Not knowing where to send him for an easy path for Conservative issues I looked up the Reich videos. I found these short videos on the MoveOn.ORG website. I watched the first three of these videos; Fight for $15, Help Working Families, and Expand Social Security. I came up with some puzzling economic dilemmas while watching these videos.
First - If you make the national minimum wage $15: 1) people in the central U.S. will seem to have a greater financial benefit than those on the east and west coast where there is a higher cost of living. 2) Those who pay for the services or products of the higher minimum wage employees will have a decrease in earning power - now is that fair? 3) Wouldn’t it be more fair (using the same logic) if the minimum wage was set at $30 for married people so that both spouses would not have to work. 4) Of course employers would have to pay employees for full employment for the year, 40 hours a week 52 weeks a year, otherwise it really isn’t a living wage if not fully employed. Doesn’t seem too well thought out!
Second - In Help Working Families: 1) Reich says universal child care should be a right paid for by employers for those with children. 2) This would mean those without children would cost the employers less and he/she would tend to keep costs lower by not hiring people with children. 3) This same principle would apply to parental leave and reduce hiring of parents. Doesn’t seem too well thought out!
Third - According to Reich, expanding social security by removing the $118,500 cap for those paying into Social Security would make the social security system solvent indefinitely. 1) Isn’t Social Security based on the amount of money you pay in? 2) Wouldn’t there be an increase in the amount of benefits for those who pay at these higher incomes.
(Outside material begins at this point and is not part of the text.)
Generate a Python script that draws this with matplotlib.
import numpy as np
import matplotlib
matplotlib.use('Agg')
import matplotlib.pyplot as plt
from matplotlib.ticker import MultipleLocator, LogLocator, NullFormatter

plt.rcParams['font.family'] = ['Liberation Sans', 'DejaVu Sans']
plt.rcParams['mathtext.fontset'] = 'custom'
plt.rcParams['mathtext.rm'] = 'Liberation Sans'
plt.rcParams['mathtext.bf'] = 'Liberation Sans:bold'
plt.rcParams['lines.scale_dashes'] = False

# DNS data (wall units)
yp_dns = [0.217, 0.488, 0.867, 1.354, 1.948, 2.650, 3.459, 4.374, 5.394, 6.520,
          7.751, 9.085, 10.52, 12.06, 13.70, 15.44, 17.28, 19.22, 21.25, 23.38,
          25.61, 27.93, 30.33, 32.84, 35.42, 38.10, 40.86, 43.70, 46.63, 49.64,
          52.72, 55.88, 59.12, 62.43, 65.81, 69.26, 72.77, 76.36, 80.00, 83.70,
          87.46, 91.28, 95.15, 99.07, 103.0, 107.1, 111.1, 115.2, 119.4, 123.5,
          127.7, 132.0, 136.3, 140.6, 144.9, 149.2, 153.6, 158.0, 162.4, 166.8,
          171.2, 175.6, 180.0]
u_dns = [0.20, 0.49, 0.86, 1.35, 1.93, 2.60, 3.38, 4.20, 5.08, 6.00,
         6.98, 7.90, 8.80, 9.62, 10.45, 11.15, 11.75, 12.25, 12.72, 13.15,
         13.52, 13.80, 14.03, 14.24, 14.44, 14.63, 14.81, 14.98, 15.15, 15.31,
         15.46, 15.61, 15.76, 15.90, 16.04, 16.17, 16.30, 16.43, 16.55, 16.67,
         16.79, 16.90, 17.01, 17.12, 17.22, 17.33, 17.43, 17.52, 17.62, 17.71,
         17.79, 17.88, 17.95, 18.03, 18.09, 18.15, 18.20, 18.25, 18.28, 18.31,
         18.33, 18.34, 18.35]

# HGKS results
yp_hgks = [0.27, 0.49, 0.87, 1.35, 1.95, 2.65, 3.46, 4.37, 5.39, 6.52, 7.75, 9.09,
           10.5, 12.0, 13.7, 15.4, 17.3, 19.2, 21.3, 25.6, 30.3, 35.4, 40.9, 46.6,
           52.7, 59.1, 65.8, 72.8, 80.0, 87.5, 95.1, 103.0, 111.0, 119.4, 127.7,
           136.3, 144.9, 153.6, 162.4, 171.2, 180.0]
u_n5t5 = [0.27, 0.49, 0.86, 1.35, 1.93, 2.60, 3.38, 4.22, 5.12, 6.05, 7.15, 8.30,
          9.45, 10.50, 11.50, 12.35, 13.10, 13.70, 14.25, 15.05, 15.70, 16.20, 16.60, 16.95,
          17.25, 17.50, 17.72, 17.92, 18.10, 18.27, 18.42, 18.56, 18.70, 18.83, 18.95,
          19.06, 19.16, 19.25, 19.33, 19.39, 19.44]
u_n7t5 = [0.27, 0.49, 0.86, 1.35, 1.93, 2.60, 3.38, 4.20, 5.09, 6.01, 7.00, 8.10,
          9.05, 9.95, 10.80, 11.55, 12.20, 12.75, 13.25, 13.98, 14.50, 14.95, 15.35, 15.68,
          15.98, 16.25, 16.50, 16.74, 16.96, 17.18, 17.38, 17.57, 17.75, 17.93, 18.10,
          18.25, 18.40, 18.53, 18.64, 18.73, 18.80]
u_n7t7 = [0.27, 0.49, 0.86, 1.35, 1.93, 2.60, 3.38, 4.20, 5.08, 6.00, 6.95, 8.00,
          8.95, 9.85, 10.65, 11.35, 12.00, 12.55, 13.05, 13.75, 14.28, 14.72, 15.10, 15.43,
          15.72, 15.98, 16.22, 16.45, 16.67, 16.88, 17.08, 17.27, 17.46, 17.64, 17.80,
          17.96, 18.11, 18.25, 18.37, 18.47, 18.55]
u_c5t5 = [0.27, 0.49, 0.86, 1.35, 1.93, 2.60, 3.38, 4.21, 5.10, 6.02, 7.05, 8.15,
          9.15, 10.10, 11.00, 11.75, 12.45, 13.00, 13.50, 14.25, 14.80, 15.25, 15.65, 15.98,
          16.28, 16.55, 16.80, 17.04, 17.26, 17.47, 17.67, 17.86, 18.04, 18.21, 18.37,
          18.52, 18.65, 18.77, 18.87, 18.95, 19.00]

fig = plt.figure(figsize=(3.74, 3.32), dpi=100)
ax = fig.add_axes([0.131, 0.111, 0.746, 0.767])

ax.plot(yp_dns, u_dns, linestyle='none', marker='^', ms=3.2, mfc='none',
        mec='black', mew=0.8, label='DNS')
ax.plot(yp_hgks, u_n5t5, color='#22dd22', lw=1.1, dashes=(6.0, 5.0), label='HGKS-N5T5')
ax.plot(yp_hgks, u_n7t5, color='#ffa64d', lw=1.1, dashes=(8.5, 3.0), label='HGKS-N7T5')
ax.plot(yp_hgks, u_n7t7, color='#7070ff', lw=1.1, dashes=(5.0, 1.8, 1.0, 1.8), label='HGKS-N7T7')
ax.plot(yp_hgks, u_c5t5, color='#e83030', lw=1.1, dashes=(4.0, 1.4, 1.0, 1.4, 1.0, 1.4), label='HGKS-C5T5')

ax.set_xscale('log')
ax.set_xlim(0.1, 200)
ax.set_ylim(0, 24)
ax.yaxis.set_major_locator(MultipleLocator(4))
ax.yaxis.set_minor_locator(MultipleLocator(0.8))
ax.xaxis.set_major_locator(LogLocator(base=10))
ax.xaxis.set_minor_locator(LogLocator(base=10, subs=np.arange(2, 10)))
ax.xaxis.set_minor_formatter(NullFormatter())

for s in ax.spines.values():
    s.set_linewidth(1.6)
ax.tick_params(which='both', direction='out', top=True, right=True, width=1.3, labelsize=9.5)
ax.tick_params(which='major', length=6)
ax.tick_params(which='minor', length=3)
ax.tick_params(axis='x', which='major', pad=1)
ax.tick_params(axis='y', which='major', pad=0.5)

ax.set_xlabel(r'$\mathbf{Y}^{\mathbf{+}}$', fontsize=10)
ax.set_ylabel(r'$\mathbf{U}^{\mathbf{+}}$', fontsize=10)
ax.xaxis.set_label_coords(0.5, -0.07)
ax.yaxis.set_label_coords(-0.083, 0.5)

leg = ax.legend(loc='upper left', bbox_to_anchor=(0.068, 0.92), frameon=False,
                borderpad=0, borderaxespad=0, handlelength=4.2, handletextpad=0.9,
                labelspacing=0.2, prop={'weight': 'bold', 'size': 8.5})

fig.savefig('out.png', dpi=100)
Doesn’t seem too well thought out!
It seems to me that the good intentions of politicians to help the less fortunate has unintended consequences that allows the lazy people (who did not study and learn in school and do not want to work the long hours it takes to earn their way) to become a class of people who do not take responsibility for their own actions (or inactions), and then complain that those of us who have kept our nose to the grindstone owe them something.
It also seems to me to be very confusing to try to make everything fair for all people in the U.S., unless of course the real intent is to have socialism instead of capitalism as a guiding way of distributing money throughout our country.
If being progressive means that more should be taken from those who have earned more so that they can claim they have helped someone in need with someone else’s money then I am glad I am not labeled progressive and I wear the title conservative as a badge of honor.